For PR professionals, we’ve learned that emotion and nostalgia are more powerful tools than ever before. Simple messages combined with metronome-like repetition gets results. If we repeat something often enough over a long period of time, people will believe it. This is the post-truth world we helped to create.
This leaves the PR industry at a crossroads. We can, of course, just go with it. We could be given bigger carte blanche to stretch the truth than ever before, and that would be the easy, profitable route.
But at the other extreme, Edelman’s Robert Phillips proposes a radical post-Public Relations model of leadership:
“The corporation of the future should look less like a traditional hierarchy and more like a social movement, within which the CEO needs to think and behave like a social activist… This means being citizen-centric and society-first, re-setting the consumption fetish of the late 20th and early 21st century. The activist Public Leader negotiates and enables – and does not impose.

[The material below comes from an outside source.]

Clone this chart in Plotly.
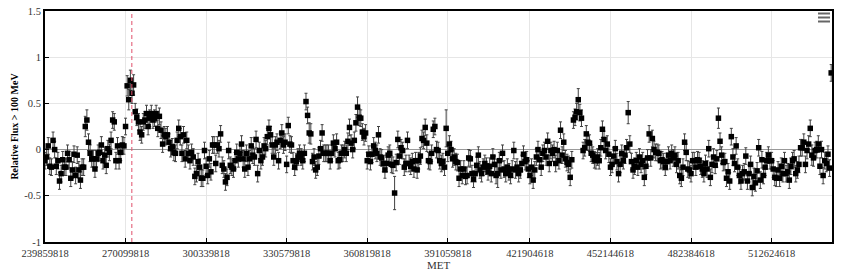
import plotly.graph_objects as go

# Weekly-binned light curve (relative flux > 100 MeV) vs MET
met_start = 239859818
bin_width = 604800  # one week

flux_a = [-0.12, -0.08, 0.04, -0.18, -0.19, 0.10, 0.00, -0.18, -0.12, -0.34,
          -0.26, -0.11, -0.19, -0.19, -0.04, -0.11, -0.31, -0.22, -0.05, -0.28,
          -0.06, -0.22, -0.33, -0.19, -0.19, 0.25, 0.32, 0.08, -0.04, -0.10,
          -0.10, -0.21, -0.10, -0.04, -0.03, 0.05, -0.12, -0.06, -0.17, 0.01,
          -0.03, 0.10, 0.32, 0.30, -0.12, 0.04, -0.12, -0.03, 0.05, 0.04,
          0.25, 0.69, 0.54, 0.75, 0.61, 0.70, 0.41, 0.35, 0.30, 0.19,
          0.16, 0.30, 0.32, 0.39, 0.25, 0.34, 0.39, 0.32, 0.34, 0.39,
          0.23, 0.36, 0.21, 0.06, 0.16, 0.14, 0.16, 0.08, 0.01, 0.03,
          -0.03, -0.04, 0.10]
flux_b = [0.23, 0.14, -0.04, 0.16, -0.10, 0.10, -0.04, -0.12, -0.03,
          -0.08, -0.29, -0.26, -0.13, -0.19, -0.31, -0.31, -0.01, -0.18,
          -0.28, -0.10, -0.24, 0.05, 0.05, -0.15, 0.05, 0.01, 0.17, -0.17,
          -0.21, -0.35, -0.30, -0.01, -0.17, -0.19, -0.21, -0.12, -0.03, -0.10,
          -0.04, 0.06, -0.10, -0.21, -0.04, -0.19, -0.10, 0.04, -0.06,
          -0.08, 0.11, -0.26, -0.01, -0.12, -0.08, 0.04, 0.01, 0.14, 0.23,
          0.16, 0.05, -0.08, 0.05, 0.08, -0.12, 0.10, 0.18, 0.05, 0.08,
          -0.16, 0.26, 0.06, 0.05, -0.12, -0.19, -0.13, -0.08, -0.04, -0.08,
          -0.12, -0.04, 0.52, 0.37, 0.18]
flux_c = [0.17, -0.13, -0.08, -0.22, -0.19, -0.07, 0.01, 0.18, -0.04, -0.04,
          -0.04, -0.04, -0.12, -0.04, 0.07, 0.01, 0.08, -0.12, -0.11, -0.04,
          -0.04, 0.00, -0.04, 0.09, 0.24, 0.07, 0.00, 0.10, 0.29, 0.46,
          0.35, 0.34, 0.19, 0.14, 0.18, -0.12, -0.05, -0.13, -0.05, 0.04,
          -0.01, -0.04, 0.16, -0.08, -0.09, -0.15, -0.22, -0.15, -0.06, -0.04,
          -0.16, -0.17, -0.47, -0.14, 0.11, -0.07, 0.02, -0.01, -0.19, -0.15,
          0.10, -0.15, -0.18, -0.13, -0.21, -0.12, -0.22, -0.12, -0.07, 0.12,
          0.10, 0.24, 0.07, -0.12, -0.13, -0.04, 0.22, 0.25, 0.00, -0.01,
          -0.12, -0.15, -0.13]
flux_d = [-0.19, 0.23, -0.04, 0.06, 0.00, -0.10, -0.08, -0.13, -0.14, -0.31,
          -0.21, -0.28, -0.21, -0.29, -0.28, -0.09, -0.10, -0.26, -0.32, -0.26,
          -0.17, -0.06, -0.22, -0.26, -0.19, -0.15, -0.18, -0.24, -0.18, -0.26,
          -0.08, -0.16, -0.28, -0.26, -0.12, -0.22, -0.04, -0.21, -0.26, -0.19,
          -0.24, -0.28, -0.21, -0.01, -0.22, -0.19, -0.26, -0.22, -0.15, -0.05,
          -0.13, -0.11, -0.21, -0.28, -0.19, -0.33, -0.22, -0.08, 0.00, -0.11,
          -0.19, -0.04, -0.01, -0.08, 0.09, -0.15, -0.01, -0.04, 0.00, -0.15,
          -0.01, -0.12, 0.21, -0.06, 0.08, -0.10, -0.14, -0.16, -0.30]
flux_e = [-0.11, 0.32, 0.35, 0.41, 0.54, 0.40, 0.34, -0.01, 0.02, 0.17,
          0.08, 0.07, -0.04, -0.06, -0.11, -0.12, -0.08, -0.12, 0.02, 0.22,
          0.11, -0.01, 0.06, -0.05, -0.19, -0.16, -0.07, 0.01, -0.13, -0.26,
          -0.16, -0.04, -0.12, -0.06, 0.02, 0.40, 0.06, -0.13, -0.22, -0.18,
          -0.12, -0.19, -0.08, -0.16, -0.12, -0.30, -0.18, -0.09, 0.17, -0.09,
          0.12, 0.00, -0.03, -0.03, -0.04, -0.12, -0.11, -0.13, -0.19, -0.13,
          -0.06, -0.12, -0.04, -0.09, -0.06, -0.16, -0.12, -0.28, -0.31, -0.19,
          0.08, -0.03, -0.21, -0.22, -0.26, -0.12, -0.12, -0.19, -0.11, -0.12,
          -0.18, -0.21]
flux_f = [-0.26, -0.15, -0.21, 0.01, -0.30, -0.16, -0.08, -0.17, -0.10, 0.34,
          0.09, -0.06, -0.14, -0.13, -0.31, -0.24, -0.34, 0.14, -0.08, -0.15,
          0.04, -0.19, -0.28, -0.34, -0.26, -0.24, -0.07, -0.34, -0.26, -0.16,
          -0.41, -0.29, -0.36, -0.23, 0.02, -0.33, -0.11, -0.28, -0.19, -0.12,
          -0.06, -0.12, -0.12, -0.21, -0.30, -0.31, -0.22, -0.31, -0.18, -0.26,
          -0.12, -0.26, -0.24, -0.33, -0.18, -0.12, -0.10, -0.26, -0.22, -0.16,
          0.02, 0.02, 0.08, -0.16, -0.01, 0.06, 0.23, -0.06, -0.09, -0.01,
          0.00, 0.06, -0.18, 0.00, -0.28, -0.12, -0.15, -0.05, -0.20, 0.83]

flux = flux_a + flux_b + flux_c + flux_d + flux_e + flux_f
met = [met_start + bin_width * i for i in range(len(flux))]

err_typical = 0.09
err_special = {51: 0.11, 52: 0.11, 53: 0.11, 54: 0.11, 55: 0.11, 25: 0.11,
               26: 0.11, 164: 0.11, 165: 0.11, 194: 0.11, 217: 0.18,
               249: 0.2, 281: 0.15, 331: 0.12, 362: 0.12, 418: 0.11, 476: 0.11}
flux_err = [err_special.get(i, err_typical) for i in range(len(flux))]

tick_vals = [239859818, 270099818, 300339818, 330579818, 360819818,
             391059818, 421904618, 452144618, 482384618, 512624618]
tick_text = [str(v) for v in tick_vals]
flare_met = 272460000
x_min, x_max = 239859818, 535304618

fig = go.Figure()
fig.add_trace(go.Scatter(
    x=met, y=flux, mode="markers",
    marker=dict(symbol="square", size=5.5, color="black"),
    error_y=dict(type="data", array=flux_err, color="#404040",
                 thickness=1, width=1.5),
    showlegend=False, hoverinfo="x+y",
))

fig.add_shape(type="line", x0=flare_met, x1=flare_met, xref="x",
              y0=0, y1=1, yref="paper", layer="above",
              line=dict(color="#e0506a", width=1, dash="4px,3px"))

# export-menu icon (top right)
for py in (13.5, 17.5, 21.5):
    yp = (242 - py) / 231
    fig.add_shape(type="line", xref="paper", yref="paper",
                  x0=(817 - 45) / 786, x1=(829 - 45) / 786, y0=yp, y1=yp,
                  line=dict(color="#666666", width=2))

font_serif = "Liberation Serif, Times New Roman, serif"
fig.update_layout(
    width=841, height=278,
    margin=dict(l=45, r=9, t=11, b=36),
    paper_bgcolor="white", plot_bgcolor="white",
    font=dict(family=font_serif, size=10, color="#333333"),
    xaxis=dict(range=[x_min, x_max], tickmode="array", tickvals=tick_vals,
               ticktext=tick_text, showgrid=True, gridcolor="#e6e6e6",
               gridwidth=1, showline=True, linecolor="black", linewidth=2,
               mirror=True, ticks="inside", ticklen=4, tickcolor="black",
               automargin=False,
               tickfont=dict(family=font_serif, size=10.5, color="#333333"),
               zeroline=False,
               title=dict(text="MET", font=dict(family=font_serif, size=11,
                                                color="#333333"), standoff=2)),
    yaxis=dict(range=[-1, 1.5], tickmode="array",
               tickvals=[-1, -0.5, 0, 0.5, 1, 1.5],
               ticktext=["-1", "-0.5", "0", "0.5", "1", "1.5"],
               showgrid=True, gridcolor="#e6e6e6", gridwidth=1,
               showline=True, linecolor="black", linewidth=2, mirror=True,
               ticks="inside", ticklen=4, tickcolor="black",
               automargin=False,
               zeroline=True, zerolinecolor="#999999", zerolinewidth=1,
               tickfont=dict(family=font_serif, size=10.5, color="#333333"),
               title=dict(text="<b>Relative Flux > 100 MeV</b>",
                          font=dict(family=font_serif, size=10, color="#000000"),
                          standoff=4)),
)

fig.write_html("out.html", config={"displayModeBar": False},
               post_script="document.body.style.margin='0';")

Aristotelian values of Truth, Wisdom, Justice and, above all, Courage prevail.
“I have long argued for the ascendancy of profit optimisation over profit maximisation and for a longer-term focus on purpose and not just profit – challenging Milton Friedman and his Thatcher/ Reagan disciples, where the only responsibility of business is to maximise profit for a small group of shareholders. We need to mutualise more. Achieving this also demands activist business leadership.”
In a year of Brexit and Trump, his vision may appear naively idealistic. And I don’t foresee a rush to pick up his ideological baton. But does it have to end here? I – and many others in the industry and beyond – sincerely hope it doesn’t.
We know that people turned to Trump and Farage partly as a protest against decades of empty promises from politicians. But they’ll inevitably be found lacking soon enough. Time will betray them for what they are. And when these most hateful of emperors are finally revealed to be wearing nothing, then we will have truly hit rock bottom (as hard as it feels to imagine sinking even further).
Perhaps only then will Phillips’ model look less radical – and more like a universal truth.